> [Work to do]
From the first line of the data below through the line bearing "import plotly.graph_objects as go", reproduce each line exactly; do not include pictures.

++++ Provided records

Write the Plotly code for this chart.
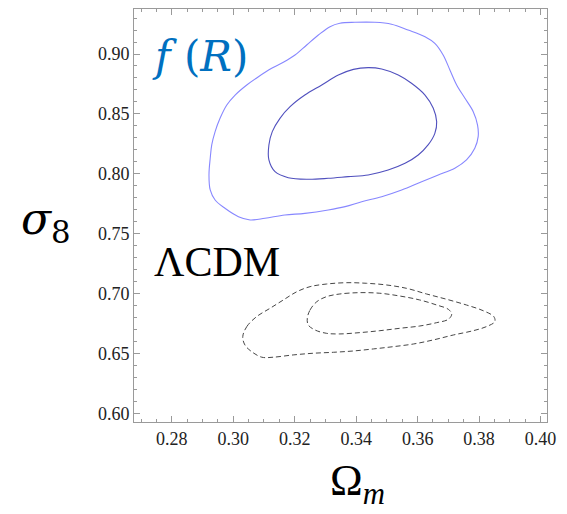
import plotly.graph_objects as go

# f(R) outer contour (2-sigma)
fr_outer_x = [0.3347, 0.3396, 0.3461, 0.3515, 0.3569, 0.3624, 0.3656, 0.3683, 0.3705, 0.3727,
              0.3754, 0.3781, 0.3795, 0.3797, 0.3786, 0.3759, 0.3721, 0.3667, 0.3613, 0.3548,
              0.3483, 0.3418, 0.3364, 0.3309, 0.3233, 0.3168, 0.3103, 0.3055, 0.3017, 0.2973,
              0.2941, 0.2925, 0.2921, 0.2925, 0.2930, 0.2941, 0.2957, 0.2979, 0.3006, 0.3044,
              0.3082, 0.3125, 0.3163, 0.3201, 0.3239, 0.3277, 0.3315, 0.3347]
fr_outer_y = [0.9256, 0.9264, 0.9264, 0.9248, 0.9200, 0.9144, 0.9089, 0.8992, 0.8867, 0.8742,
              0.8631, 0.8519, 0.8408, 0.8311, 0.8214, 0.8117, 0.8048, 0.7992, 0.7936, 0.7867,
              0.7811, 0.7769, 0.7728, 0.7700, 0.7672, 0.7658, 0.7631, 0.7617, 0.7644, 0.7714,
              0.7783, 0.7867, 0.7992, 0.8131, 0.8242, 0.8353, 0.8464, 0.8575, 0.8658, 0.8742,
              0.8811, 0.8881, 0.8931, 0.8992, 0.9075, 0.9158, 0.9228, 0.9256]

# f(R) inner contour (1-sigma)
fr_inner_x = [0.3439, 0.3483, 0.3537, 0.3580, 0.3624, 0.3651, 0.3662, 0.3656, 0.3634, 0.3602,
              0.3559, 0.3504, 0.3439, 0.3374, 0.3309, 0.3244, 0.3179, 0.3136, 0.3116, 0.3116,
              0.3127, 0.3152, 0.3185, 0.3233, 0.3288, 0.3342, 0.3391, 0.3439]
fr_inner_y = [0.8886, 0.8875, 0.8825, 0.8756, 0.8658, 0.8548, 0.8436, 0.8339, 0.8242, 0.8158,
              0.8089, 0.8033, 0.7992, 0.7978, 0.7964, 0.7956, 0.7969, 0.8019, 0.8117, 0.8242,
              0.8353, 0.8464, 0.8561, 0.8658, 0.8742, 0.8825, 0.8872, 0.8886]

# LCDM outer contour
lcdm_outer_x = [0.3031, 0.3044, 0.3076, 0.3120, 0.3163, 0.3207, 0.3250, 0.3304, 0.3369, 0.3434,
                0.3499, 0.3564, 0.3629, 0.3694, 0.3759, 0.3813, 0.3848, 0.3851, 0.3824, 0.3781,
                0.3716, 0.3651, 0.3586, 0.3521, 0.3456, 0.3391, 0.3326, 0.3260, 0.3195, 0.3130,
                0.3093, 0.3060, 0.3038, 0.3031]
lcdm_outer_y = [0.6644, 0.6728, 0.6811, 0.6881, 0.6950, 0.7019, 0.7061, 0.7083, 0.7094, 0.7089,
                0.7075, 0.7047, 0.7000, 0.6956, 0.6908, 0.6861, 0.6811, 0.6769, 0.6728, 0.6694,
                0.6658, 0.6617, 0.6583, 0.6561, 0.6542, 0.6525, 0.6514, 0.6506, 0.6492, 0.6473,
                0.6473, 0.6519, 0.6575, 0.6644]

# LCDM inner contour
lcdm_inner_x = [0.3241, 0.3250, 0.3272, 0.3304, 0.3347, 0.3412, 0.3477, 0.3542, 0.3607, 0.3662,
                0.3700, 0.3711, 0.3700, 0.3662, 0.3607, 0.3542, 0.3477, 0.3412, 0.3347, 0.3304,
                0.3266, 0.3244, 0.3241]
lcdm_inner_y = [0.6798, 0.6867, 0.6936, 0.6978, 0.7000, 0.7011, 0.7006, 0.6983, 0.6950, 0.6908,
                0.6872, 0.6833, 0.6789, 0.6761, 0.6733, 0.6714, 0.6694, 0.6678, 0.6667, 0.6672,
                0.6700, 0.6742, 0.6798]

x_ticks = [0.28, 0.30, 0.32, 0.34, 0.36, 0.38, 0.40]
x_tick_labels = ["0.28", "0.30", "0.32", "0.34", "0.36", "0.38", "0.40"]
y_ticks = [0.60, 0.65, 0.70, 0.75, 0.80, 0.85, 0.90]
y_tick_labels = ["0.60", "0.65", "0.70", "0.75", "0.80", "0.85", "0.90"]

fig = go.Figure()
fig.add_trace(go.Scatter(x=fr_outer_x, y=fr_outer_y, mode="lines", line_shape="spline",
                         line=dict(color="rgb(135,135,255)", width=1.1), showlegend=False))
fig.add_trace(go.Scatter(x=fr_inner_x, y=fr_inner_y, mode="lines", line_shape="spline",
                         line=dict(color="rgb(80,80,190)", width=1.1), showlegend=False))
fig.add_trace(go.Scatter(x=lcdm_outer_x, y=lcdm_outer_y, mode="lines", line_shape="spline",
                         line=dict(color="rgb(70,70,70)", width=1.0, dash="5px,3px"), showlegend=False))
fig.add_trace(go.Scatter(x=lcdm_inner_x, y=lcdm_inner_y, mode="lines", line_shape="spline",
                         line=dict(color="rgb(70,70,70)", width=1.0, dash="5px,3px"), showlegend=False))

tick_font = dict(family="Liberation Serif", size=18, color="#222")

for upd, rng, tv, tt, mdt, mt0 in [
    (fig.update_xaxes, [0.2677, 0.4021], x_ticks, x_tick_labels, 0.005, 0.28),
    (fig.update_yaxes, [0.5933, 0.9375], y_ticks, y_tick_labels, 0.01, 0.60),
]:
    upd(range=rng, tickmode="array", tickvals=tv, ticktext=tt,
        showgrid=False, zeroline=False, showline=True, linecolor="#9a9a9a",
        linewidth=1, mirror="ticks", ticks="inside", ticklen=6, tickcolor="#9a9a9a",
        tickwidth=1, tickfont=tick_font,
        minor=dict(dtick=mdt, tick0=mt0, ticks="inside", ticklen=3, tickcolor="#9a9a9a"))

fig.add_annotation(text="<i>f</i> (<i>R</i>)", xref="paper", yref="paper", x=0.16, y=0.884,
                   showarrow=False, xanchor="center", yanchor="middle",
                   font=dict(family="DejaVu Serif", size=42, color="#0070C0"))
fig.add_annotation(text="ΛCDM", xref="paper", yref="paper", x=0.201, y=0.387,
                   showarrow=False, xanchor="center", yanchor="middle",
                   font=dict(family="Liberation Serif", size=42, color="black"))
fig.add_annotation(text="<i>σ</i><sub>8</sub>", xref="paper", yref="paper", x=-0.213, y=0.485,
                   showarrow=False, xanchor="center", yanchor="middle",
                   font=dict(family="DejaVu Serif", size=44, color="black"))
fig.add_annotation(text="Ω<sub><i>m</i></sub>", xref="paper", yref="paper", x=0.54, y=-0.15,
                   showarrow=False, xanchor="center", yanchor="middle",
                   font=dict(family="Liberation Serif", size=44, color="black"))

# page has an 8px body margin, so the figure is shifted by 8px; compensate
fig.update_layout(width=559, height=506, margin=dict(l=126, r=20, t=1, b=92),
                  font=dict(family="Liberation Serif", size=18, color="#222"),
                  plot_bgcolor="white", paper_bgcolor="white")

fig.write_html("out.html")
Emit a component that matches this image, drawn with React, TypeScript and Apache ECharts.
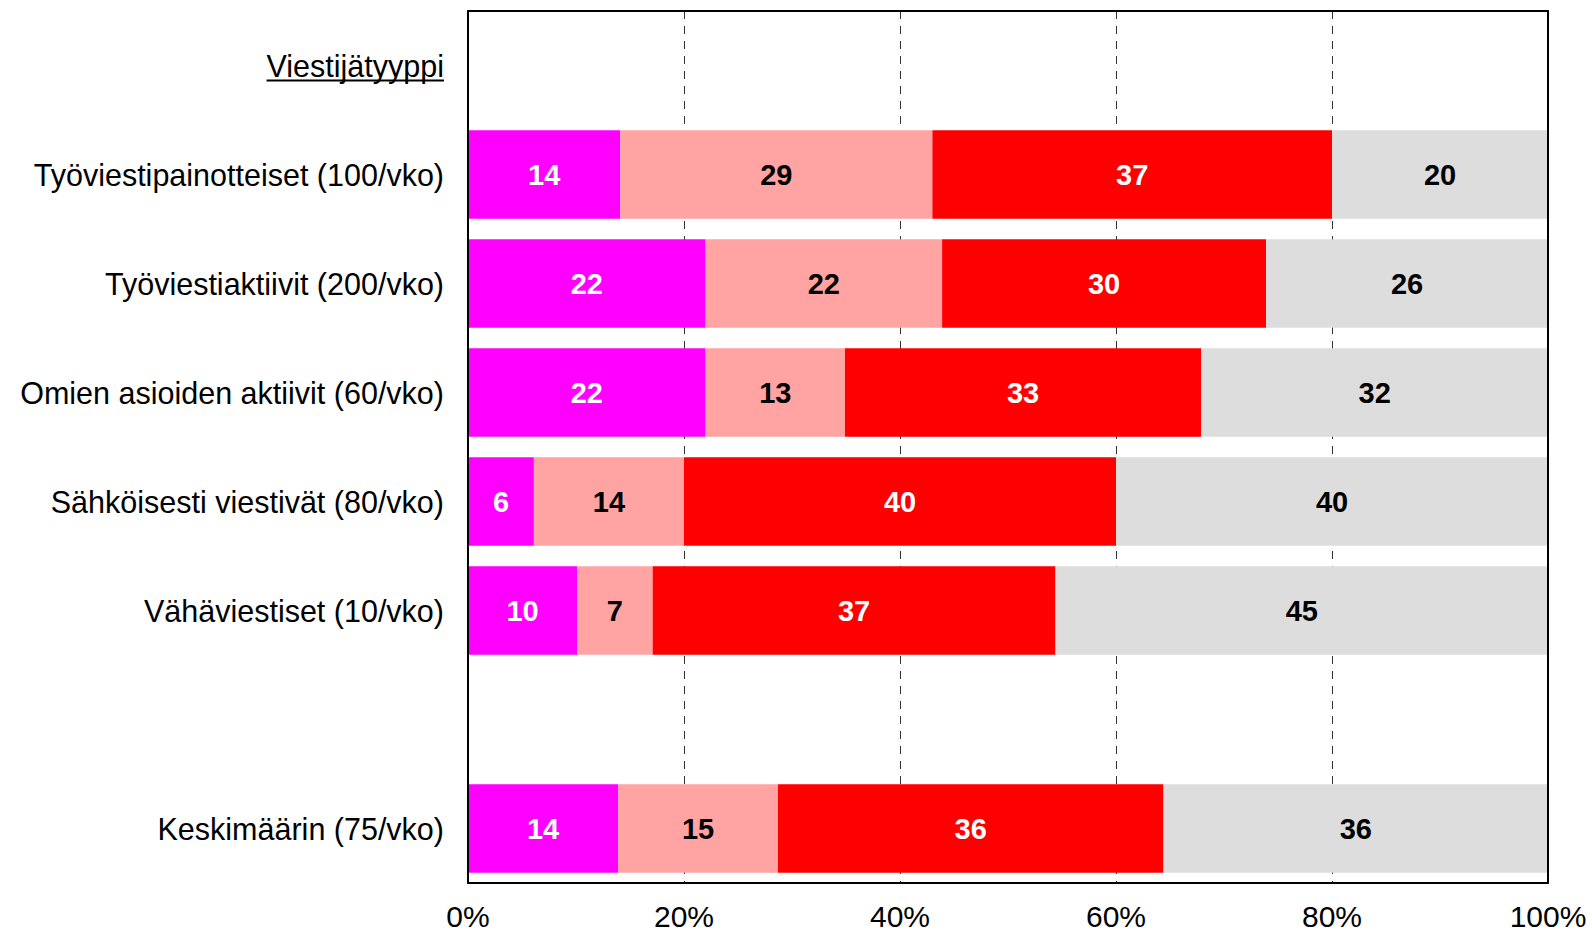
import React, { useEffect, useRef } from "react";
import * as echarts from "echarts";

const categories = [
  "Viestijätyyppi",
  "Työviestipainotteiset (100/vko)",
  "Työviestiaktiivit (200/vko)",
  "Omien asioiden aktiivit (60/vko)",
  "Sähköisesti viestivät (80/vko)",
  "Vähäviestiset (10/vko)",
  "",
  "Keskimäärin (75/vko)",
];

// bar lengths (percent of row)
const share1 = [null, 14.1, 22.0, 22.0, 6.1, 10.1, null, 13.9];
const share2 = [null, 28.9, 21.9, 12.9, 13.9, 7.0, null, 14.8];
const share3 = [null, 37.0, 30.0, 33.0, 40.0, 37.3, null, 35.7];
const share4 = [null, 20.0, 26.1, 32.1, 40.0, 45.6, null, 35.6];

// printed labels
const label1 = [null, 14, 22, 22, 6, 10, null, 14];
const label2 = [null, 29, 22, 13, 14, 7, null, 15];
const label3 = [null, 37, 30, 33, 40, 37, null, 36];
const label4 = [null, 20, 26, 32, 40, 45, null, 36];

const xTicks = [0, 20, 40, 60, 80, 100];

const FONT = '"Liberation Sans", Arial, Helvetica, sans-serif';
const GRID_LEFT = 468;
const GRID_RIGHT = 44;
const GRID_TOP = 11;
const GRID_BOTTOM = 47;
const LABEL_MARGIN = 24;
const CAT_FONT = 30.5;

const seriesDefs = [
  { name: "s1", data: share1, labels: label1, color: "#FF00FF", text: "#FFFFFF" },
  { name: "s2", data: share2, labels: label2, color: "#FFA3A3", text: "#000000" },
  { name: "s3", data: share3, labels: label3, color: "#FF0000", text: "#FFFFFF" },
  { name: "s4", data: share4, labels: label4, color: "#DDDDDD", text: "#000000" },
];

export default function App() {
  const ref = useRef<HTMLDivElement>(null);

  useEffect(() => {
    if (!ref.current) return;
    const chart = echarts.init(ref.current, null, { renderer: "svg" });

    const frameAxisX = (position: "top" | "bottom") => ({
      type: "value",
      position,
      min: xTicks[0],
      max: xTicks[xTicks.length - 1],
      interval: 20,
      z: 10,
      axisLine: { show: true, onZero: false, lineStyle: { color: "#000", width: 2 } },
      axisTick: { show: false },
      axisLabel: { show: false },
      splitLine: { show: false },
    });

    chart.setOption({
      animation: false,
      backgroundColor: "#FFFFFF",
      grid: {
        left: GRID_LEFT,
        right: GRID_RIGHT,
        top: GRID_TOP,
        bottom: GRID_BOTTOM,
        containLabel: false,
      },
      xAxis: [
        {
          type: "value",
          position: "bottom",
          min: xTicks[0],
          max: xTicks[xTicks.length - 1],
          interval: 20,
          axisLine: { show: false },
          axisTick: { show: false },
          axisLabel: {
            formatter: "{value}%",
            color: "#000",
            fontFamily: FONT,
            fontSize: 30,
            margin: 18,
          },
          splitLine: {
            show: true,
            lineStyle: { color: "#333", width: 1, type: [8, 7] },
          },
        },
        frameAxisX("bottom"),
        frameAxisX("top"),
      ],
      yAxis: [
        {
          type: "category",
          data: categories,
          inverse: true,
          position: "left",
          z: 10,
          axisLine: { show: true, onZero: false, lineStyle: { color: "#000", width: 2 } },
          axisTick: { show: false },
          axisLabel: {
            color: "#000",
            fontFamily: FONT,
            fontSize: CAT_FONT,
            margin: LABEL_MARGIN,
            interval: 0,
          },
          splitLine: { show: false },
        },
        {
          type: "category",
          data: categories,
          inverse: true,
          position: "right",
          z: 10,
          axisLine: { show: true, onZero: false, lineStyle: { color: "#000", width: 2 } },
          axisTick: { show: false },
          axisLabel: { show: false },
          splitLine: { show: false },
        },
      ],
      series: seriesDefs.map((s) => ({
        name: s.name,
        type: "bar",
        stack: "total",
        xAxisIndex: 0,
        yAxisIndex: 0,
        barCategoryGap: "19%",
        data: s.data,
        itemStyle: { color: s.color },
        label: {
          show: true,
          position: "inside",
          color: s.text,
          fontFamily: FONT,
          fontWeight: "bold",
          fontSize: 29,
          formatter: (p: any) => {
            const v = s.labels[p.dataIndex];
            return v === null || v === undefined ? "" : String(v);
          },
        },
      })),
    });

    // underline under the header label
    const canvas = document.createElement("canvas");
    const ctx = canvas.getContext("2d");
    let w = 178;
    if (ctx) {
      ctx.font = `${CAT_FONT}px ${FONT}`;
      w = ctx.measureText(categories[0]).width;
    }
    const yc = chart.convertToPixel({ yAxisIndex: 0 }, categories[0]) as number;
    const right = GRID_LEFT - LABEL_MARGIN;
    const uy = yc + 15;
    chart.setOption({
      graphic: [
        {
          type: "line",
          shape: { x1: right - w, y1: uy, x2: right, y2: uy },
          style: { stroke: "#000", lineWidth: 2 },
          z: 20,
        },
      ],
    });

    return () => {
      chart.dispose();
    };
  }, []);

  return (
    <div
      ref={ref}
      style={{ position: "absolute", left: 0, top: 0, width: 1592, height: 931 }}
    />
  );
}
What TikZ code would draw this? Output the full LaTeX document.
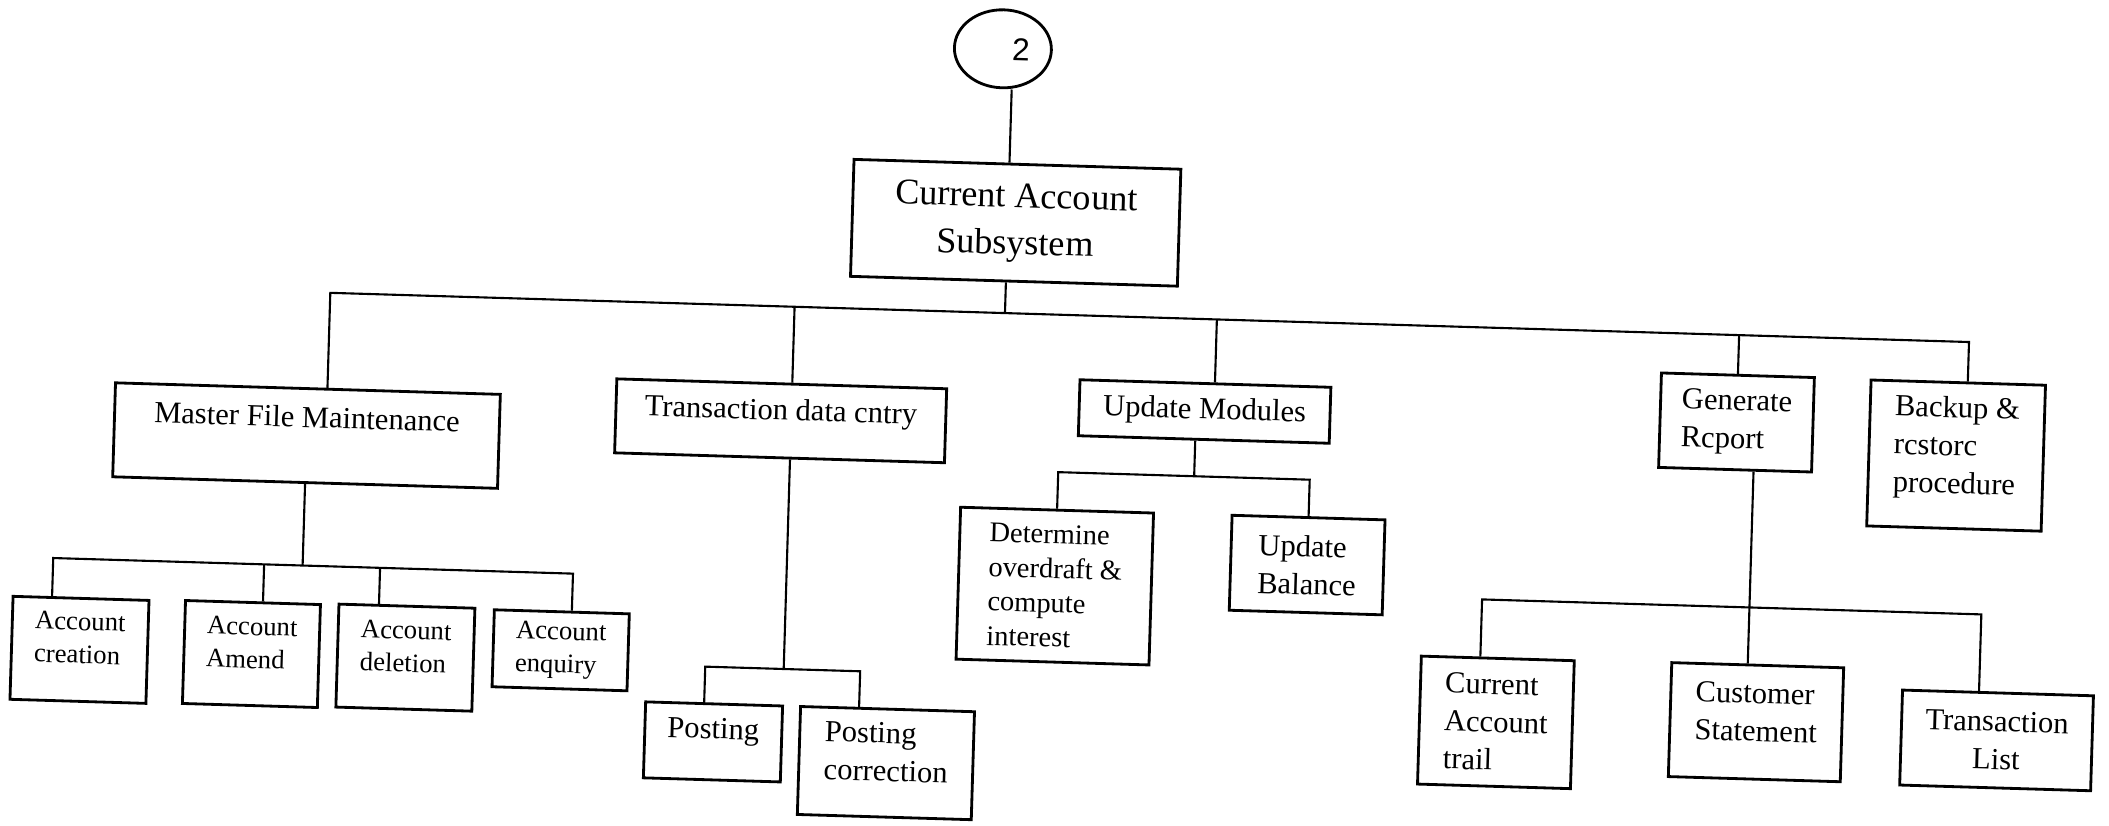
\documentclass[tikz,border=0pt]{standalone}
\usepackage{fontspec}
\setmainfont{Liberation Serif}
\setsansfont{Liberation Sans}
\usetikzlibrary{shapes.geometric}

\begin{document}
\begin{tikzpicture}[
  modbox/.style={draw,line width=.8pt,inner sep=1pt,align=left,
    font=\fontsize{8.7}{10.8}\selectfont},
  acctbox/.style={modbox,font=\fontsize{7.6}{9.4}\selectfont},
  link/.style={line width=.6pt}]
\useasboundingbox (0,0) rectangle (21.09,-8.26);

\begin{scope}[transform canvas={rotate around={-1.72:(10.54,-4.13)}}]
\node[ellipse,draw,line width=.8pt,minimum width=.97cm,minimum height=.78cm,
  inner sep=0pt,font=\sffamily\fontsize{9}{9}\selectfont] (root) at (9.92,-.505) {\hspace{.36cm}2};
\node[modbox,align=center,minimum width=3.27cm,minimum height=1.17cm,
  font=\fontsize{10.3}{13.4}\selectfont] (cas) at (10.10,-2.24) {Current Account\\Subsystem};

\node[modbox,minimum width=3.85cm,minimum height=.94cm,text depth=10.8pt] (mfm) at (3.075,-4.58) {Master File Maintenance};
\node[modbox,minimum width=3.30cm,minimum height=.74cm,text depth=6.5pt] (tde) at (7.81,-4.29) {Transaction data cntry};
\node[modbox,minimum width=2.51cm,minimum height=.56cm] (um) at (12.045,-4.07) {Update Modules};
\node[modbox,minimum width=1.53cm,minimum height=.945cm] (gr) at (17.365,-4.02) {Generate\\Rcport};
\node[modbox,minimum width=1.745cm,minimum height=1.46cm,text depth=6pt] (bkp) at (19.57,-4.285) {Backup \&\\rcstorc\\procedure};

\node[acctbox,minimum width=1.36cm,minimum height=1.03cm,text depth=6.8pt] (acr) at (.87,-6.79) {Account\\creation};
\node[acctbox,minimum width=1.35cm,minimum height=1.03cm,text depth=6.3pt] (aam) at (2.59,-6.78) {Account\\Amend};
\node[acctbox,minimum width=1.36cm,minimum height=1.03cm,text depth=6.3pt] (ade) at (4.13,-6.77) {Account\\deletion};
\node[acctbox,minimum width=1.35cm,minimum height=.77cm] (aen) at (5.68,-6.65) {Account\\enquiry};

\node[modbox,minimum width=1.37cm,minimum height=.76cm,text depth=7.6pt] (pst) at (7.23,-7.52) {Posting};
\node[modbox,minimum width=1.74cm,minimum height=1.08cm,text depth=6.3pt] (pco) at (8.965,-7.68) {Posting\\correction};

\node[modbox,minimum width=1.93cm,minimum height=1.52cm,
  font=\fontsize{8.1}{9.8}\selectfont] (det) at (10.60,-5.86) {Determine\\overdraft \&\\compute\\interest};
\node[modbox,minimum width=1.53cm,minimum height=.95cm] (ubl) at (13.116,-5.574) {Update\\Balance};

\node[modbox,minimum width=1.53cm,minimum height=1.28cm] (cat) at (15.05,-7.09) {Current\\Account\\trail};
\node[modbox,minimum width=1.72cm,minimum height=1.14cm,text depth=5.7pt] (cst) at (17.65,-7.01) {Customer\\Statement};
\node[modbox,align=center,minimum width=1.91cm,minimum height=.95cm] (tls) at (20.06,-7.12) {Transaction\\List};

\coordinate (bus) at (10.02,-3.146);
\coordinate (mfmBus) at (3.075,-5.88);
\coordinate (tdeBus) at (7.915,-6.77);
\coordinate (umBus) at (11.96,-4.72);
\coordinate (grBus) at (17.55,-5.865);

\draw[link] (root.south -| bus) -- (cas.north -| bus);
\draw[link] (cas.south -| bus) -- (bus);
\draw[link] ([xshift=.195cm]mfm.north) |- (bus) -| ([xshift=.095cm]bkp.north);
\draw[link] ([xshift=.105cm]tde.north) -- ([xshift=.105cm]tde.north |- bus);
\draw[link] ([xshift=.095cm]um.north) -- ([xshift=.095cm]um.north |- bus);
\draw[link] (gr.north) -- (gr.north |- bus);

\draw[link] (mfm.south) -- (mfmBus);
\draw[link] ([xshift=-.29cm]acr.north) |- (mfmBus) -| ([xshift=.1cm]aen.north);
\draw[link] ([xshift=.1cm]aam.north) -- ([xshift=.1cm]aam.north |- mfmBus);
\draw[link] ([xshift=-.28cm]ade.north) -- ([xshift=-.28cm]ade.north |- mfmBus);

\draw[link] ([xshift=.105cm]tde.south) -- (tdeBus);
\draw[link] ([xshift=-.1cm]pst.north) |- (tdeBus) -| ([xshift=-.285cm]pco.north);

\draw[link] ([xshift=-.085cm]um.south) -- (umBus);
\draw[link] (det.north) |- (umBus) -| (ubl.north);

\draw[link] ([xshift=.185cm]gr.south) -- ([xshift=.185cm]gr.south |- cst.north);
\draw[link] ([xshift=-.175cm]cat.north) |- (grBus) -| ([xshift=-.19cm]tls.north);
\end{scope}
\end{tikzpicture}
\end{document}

++++++++

> [Result]
Write the Plotly code for this chart.
import plotly.graph_objects as go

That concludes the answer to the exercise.